*Work to complete*. Make an exact transcription of the material, leaving out all images.

-- Begin --

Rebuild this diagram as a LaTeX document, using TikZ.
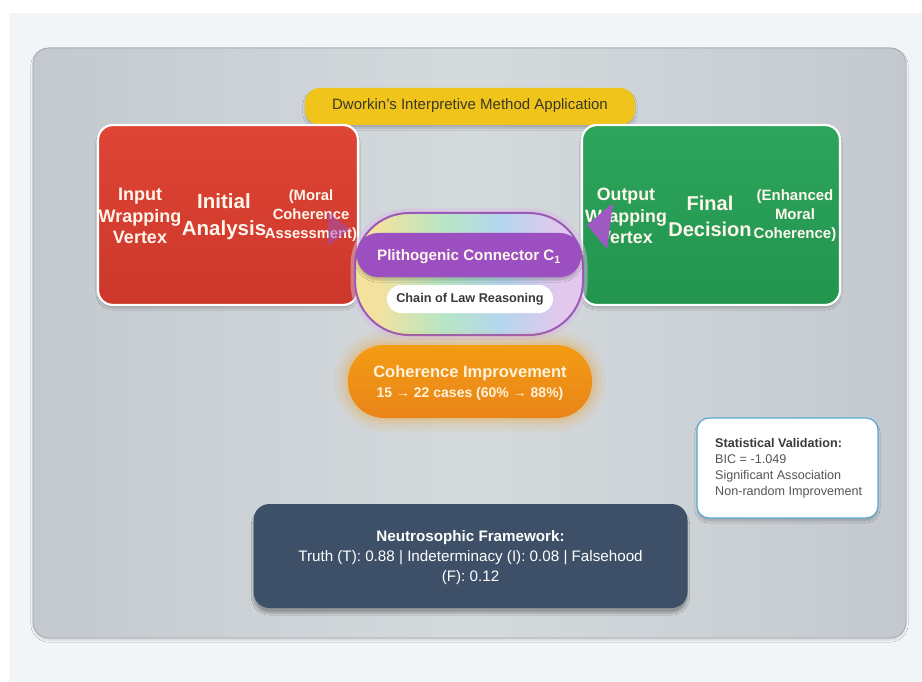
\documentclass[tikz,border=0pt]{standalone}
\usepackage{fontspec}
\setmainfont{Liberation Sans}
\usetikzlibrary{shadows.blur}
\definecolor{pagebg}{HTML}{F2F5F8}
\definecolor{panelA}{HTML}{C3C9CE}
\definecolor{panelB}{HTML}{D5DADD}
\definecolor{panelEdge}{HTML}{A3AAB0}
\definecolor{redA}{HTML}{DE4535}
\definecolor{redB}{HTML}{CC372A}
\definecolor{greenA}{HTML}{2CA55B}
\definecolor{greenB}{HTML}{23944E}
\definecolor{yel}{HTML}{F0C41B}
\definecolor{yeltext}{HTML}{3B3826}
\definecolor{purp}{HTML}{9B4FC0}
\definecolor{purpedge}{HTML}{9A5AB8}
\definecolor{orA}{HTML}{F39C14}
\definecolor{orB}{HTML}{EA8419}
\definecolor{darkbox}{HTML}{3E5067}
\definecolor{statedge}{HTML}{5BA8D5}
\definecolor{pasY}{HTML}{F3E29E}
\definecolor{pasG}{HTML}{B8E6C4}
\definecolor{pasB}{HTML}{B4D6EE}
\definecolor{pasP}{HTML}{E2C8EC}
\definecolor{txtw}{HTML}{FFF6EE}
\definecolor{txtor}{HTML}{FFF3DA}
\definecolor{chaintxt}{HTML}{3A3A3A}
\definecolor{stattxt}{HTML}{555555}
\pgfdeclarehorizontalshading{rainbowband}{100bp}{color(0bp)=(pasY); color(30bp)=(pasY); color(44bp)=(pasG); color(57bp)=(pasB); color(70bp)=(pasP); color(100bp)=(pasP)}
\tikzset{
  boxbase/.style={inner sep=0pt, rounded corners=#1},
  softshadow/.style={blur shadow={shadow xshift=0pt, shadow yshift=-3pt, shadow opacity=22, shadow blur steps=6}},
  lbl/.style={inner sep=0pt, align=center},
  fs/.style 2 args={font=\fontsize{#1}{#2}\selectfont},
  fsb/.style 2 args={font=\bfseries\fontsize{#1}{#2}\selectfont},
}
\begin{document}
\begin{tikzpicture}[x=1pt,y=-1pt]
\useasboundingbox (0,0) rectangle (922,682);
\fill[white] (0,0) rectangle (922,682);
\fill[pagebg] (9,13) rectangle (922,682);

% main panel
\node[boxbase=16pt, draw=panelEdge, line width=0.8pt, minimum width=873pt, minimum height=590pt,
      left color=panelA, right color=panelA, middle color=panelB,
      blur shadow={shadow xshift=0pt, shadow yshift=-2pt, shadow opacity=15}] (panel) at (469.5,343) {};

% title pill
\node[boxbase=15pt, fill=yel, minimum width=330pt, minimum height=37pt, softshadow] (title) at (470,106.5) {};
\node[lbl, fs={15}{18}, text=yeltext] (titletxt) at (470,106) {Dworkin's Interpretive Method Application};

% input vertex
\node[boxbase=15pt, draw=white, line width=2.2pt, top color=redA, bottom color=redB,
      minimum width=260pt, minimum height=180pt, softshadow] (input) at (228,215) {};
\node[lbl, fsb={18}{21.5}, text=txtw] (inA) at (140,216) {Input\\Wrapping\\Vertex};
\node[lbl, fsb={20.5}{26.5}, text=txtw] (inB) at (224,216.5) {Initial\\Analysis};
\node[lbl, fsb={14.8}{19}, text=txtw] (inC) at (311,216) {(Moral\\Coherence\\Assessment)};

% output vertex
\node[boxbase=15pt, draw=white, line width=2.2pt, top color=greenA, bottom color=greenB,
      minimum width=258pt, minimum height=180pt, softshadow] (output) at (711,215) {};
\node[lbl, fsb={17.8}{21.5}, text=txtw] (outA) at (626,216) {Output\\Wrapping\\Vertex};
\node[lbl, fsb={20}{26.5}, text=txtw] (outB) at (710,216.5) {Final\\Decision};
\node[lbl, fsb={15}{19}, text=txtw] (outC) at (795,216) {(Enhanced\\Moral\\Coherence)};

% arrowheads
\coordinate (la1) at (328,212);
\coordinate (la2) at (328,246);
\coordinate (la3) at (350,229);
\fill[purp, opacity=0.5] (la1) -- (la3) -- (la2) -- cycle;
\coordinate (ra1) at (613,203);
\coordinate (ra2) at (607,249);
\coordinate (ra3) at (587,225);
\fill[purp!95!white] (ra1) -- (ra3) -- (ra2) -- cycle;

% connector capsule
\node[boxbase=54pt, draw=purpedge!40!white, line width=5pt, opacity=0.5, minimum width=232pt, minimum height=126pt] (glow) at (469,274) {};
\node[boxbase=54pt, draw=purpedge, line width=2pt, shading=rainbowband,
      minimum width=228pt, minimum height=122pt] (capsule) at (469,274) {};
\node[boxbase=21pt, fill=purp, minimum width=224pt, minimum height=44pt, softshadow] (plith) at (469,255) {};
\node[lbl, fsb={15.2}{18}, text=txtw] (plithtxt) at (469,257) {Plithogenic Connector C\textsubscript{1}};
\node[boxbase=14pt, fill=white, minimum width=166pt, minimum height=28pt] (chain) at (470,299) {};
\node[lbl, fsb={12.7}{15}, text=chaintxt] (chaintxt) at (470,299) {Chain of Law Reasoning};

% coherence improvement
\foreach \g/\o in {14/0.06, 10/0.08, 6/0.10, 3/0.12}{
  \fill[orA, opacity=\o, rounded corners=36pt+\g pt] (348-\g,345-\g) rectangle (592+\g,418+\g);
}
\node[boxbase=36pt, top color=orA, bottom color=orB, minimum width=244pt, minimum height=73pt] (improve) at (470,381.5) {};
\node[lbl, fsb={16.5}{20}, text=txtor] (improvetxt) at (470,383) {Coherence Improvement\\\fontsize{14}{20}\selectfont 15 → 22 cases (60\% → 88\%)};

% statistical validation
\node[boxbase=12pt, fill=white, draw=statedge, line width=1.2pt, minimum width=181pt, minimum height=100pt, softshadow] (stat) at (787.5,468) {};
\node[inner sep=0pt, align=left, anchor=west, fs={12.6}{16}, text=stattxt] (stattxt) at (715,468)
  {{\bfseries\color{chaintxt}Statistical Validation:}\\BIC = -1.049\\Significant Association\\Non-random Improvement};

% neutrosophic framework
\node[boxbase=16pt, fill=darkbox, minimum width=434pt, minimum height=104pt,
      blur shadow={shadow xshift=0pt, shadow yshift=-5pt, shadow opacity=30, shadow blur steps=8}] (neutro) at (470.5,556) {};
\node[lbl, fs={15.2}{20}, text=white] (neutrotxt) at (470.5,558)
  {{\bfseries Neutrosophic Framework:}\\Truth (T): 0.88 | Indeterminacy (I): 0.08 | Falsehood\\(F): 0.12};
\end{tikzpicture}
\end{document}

-- End --

*Written answer*.
Rebuild this diagram as a LaTeX document, using TikZ.
\documentclass[tikz,border=0pt]{standalone}
\usepackage{fontspec}
\setmainfont{Liberation Sans}
\usetikzlibrary{shadows.blur}
\definecolor{pagebg}{HTML}{F2F5F8}
\definecolor{panelA}{HTML}{C3C9CE}
\definecolor{panelB}{HTML}{D5DADD}
\definecolor{panelEdge}{HTML}{A3AAB0}
\definecolor{redA}{HTML}{DE4535}
\definecolor{redB}{HTML}{CC372A}
\definecolor{greenA}{HTML}{2CA55B}
\definecolor{greenB}{HTML}{23944E}
\definecolor{yel}{HTML}{F0C41B}
\definecolor{yeltext}{HTML}{3B3826}
\definecolor{purp}{HTML}{9B4FC0}
\definecolor{purpedge}{HTML}{9A5AB8}
\definecolor{orA}{HTML}{F39C14}
\definecolor{orB}{HTML}{EA8419}
\definecolor{darkbox}{HTML}{3E5067}
\definecolor{statedge}{HTML}{5BA8D5}
\definecolor{pasY}{HTML}{F3E29E}
\definecolor{pasG}{HTML}{B8E6C4}
\definecolor{pasB}{HTML}{B4D6EE}
\definecolor{pasP}{HTML}{E2C8EC}
\definecolor{txtw}{HTML}{FFF6EE}
\definecolor{txtor}{HTML}{FFF3DA}
\definecolor{chaintxt}{HTML}{3A3A3A}
\definecolor{stattxt}{HTML}{555555}
\pgfdeclarehorizontalshading{rainbowband}{100bp}{color(0bp)=(pasY); color(30bp)=(pasY); color(44bp)=(pasG); color(57bp)=(pasB); color(70bp)=(pasP); color(100bp)=(pasP)}
\tikzset{
  boxbase/.style={inner sep=0pt, rounded corners=#1},
  softshadow/.style={blur shadow={shadow xshift=0pt, shadow yshift=-3pt, shadow opacity=22, shadow blur steps=6}},
  lbl/.style={inner sep=0pt, align=center},
  fs/.style 2 args={font=\fontsize{#1}{#2}\selectfont},
  fsb/.style 2 args={font=\bfseries\fontsize{#1}{#2}\selectfont},
}
\begin{document}
\begin{tikzpicture}[x=1pt,y=-1pt]
\useasboundingbox (0,0) rectangle (922,682);
\fill[white] (0,0) rectangle (922,682);
\fill[pagebg] (9,13) rectangle (922,682);

% main panel
\node[boxbase=16pt, draw=panelEdge, line width=0.8pt, minimum width=873pt, minimum height=590pt,
      left color=panelA, right color=panelA, middle color=panelB,
      blur shadow={shadow xshift=0pt, shadow yshift=-2pt, shadow opacity=15}] (panel) at (469.5,343) {};

% title pill
\node[boxbase=15pt, fill=yel, minimum width=330pt, minimum height=37pt, softshadow] (title) at (470,106.5) {};
\node[lbl, fs={15}{18}, text=yeltext] (titletxt) at (470,106) {Dworkin's Interpretive Method Application};

% input vertex
\node[boxbase=15pt, draw=white, line width=2.2pt, top color=redA, bottom color=redB,
      minimum width=260pt, minimum height=180pt, softshadow] (input) at (228,215) {};
\node[lbl, fsb={18}{21.5}, text=txtw] (inA) at (140,216) {Input\\Wrapping\\Vertex};
\node[lbl, fsb={20.5}{26.5}, text=txtw] (inB) at (224,216.5) {Initial\\Analysis};
\node[lbl, fsb={14.8}{19}, text=txtw] (inC) at (311,216) {(Moral\\Coherence\\Assessment)};

% output vertex
\node[boxbase=15pt, draw=white, line width=2.2pt, top color=greenA, bottom color=greenB,
      minimum width=258pt, minimum height=180pt, softshadow] (output) at (711,215) {};
\node[lbl, fsb={17.8}{21.5}, text=txtw] (outA) at (626,216) {Output\\Wrapping\\Vertex};
\node[lbl, fsb={20}{26.5}, text=txtw] (outB) at (710,216.5) {Final\\Decision};
\node[lbl, fsb={15}{19}, text=txtw] (outC) at (795,216) {(Enhanced\\Moral\\Coherence)};

% arrowheads
\coordinate (la1) at (328,212);
\coordinate (la2) at (328,246);
\coordinate (la3) at (350,229);
\fill[purp, opacity=0.5] (la1) -- (la3) -- (la2) -- cycle;
\coordinate (ra1) at (613,203);
\coordinate (ra2) at (607,249);
\coordinate (ra3) at (587,225);
\fill[purp!95!white] (ra1) -- (ra3) -- (ra2) -- cycle;

% connector capsule
\node[boxbase=54pt, draw=purpedge!40!white, line width=5pt, opacity=0.5, minimum width=232pt, minimum height=126pt] (glow) at (469,274) {};
\node[boxbase=54pt, draw=purpedge, line width=2pt, shading=rainbowband,
      minimum width=228pt, minimum height=122pt] (capsule) at (469,274) {};
\node[boxbase=21pt, fill=purp, minimum width=224pt, minimum height=44pt, softshadow] (plith) at (469,255) {};
\node[lbl, fsb={15.2}{18}, text=txtw] (plithtxt) at (469,257) {Plithogenic Connector C\textsubscript{1}};
\node[boxbase=14pt, fill=white, minimum width=166pt, minimum height=28pt] (chain) at (470,299) {};
\node[lbl, fsb={12.7}{15}, text=chaintxt] (chaintxt) at (470,299) {Chain of Law Reasoning};

% coherence improvement
\foreach \g/\o in {14/0.06, 10/0.08, 6/0.10, 3/0.12}{
  \fill[orA, opacity=\o, rounded corners=36pt+\g pt] (348-\g,345-\g) rectangle (592+\g,418+\g);
}
\node[boxbase=36pt, top color=orA, bottom color=orB, minimum width=244pt, minimum height=73pt] (improve) at (470,381.5) {};
\node[lbl, fsb={16.5}{20}, text=txtor] (improvetxt) at (470,383) {Coherence Improvement\\\fontsize{14}{20}\selectfont 15 → 22 cases (60\% → 88\%)};

% statistical validation
\node[boxbase=12pt, fill=white, draw=statedge, line width=1.2pt, minimum width=181pt, minimum height=100pt, softshadow] (stat) at (787.5,468) {};
\node[inner sep=0pt, align=left, anchor=west, fs={12.6}{16}, text=stattxt] (stattxt) at (715,468)
  {{\bfseries\color{chaintxt}Statistical Validation:}\\BIC = -1.049\\Significant Association\\Non-random Improvement};

% neutrosophic framework
\node[boxbase=16pt, fill=darkbox, minimum width=434pt, minimum height=104pt,
      blur shadow={shadow xshift=0pt, shadow yshift=-5pt, shadow opacity=30, shadow blur steps=8}] (neutro) at (470.5,556) {};
\node[lbl, fs={15.2}{20}, text=white] (neutrotxt) at (470.5,558)
  {{\bfseries Neutrosophic Framework:}\\Truth (T): 0.88 | Indeterminacy (I): 0.08 | Falsehood\\(F): 0.12};
\end{tikzpicture}
\end{document}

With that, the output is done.